They said, "We need to expand environmental divisions within the offices of state attorneys general. We need non-profit organizations like the Environmental Law Institute to spend more research on land-use regulations."

And they called for "strengthened planning and regulatory legislation," saying that "this can help create a consensus that regulations are valid and regulations are appropriate."

And finally, under a call for what we should do with the courts, they said, "the U.S. courts should presume that any change in existing natural ecosystems" [That's doing anything to your land, farming it, whatever, cutting down trees] "is likely to have adverse consequences, and the proponent of change" [i.e. the landowner] "should be required to demonstrate the nature and extent of any changes."

Finally, they said, "It's time that the U.S. Supreme Court reexamined its earlier precedents that seemed to require a balancing of public benefit against land value loss in every case and declare that when the protection of natural, aesthetic or cultural resources, or the assurance of orderly development are involved, a mere loss of land value can never be justification for invalidation of the regulation of land use."

So these folks, the environmentalists, have known for a long time what they wanted to do and this is what we are now seeing taking place all across the American landscape.

Now often people don't take action until their basic core beliefs are threatened. It's interesting that as the debate over land-use control went on in the early 70's, despite all this universal government support for universal land-use controls, the legislation was finally defeated in a very close vote in the House on a rule by a mere 7 votes in April 1974. The vote was 211 to 204. In fact, everybody thought it was pre-ordained, and that there was no way to stop land from land-use control.

We are very fortunate that there were two very good Congressmen at the time, Sam Steiger from Arizona and Steve Symms from Idaho, together with two executives with Georgia-Pacific Corporation, Bill Moshofsky and John Thompson, Dan Denning with the U.S. Chamber of Commerce and Phil Truluck of the Republican steering committee, who put together a coalition at the last moment when they figured out exactly where land-use control was going to take the nation and were able to kill it by seven votes.

Those of you that follow the history of the environmental movement know this is essentially the only major piece of environmental legislation that's ever been defeated and the environmentalists learned a very good lesson from that. They abandoned frontal attacks on private property rights, which they learned Americans would defend.

But the CEQ studies already had created their blueprint for massive regulation of land, for preventing the private use of private land. And what they've achieved since has been essentially a defacto nationalization of private land, converting it to public uses without the necessity of paying one cent of compensation.

They began to use existing laws and newly created legislation passed ostensibly to protect resources and amenities which were popular with the public and which enjoyed wide support. However, there was a catch in all this legislation. The way it worked, the way it reached the desired ends, was by preventing private land owners from using their lands, because doing so would harm whatever was being protected by that particular law. By the massive use of regulatory takings proposed by Bill Reilly and the CEQ, the federal government has, in essence, taken over and nationalized tens of millions of acres of private lands.
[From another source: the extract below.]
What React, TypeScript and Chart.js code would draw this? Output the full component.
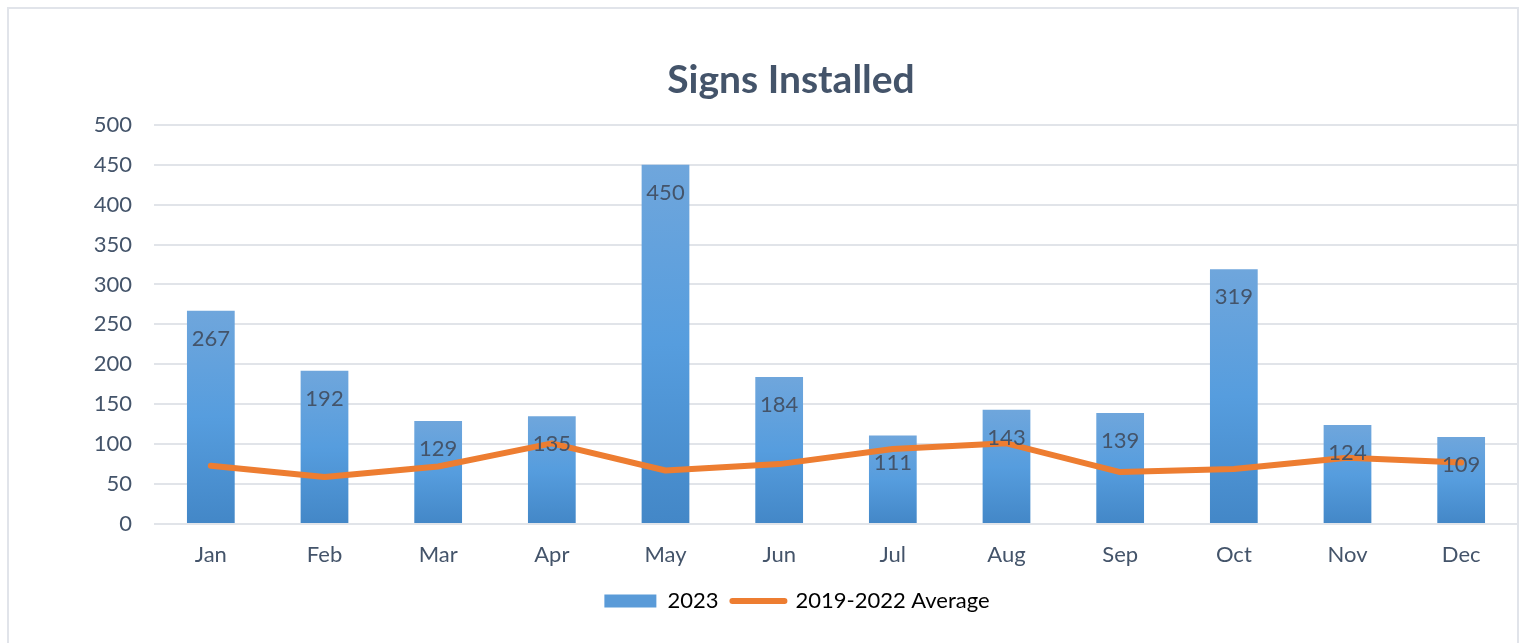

Through legislation and regulations, they have thrown together a system to protect endangered species, migratory birds, wetlands, wild and scenic rivers, open space, national trails, coastal zones, historic and cultural sites and buildings, natural landmarks, scenic highways and byways, viewsheds and scenic vistas, greenways, riparian zones, bikeways and abandoned railroad rights-of-way. And they require buffer zones around many of these.

Thus without any national land-use control legislation ever having been passed, without any legal takings through condemnation and compensation, the government's quiet use of massive regulatory takings has placed a straightjacket over America's private land ownership.

The scope and extent of this taking is so vast that it will probably require essentially a property rights revolution for Americans to win back their property rights. I think part of this property rights revolution represents the last couple of classes of the Congress, people like Congressman Pombo and then a whole group of people who come in in the last election, the freshman Congress from across the West and the South, running essentially on property rights issues.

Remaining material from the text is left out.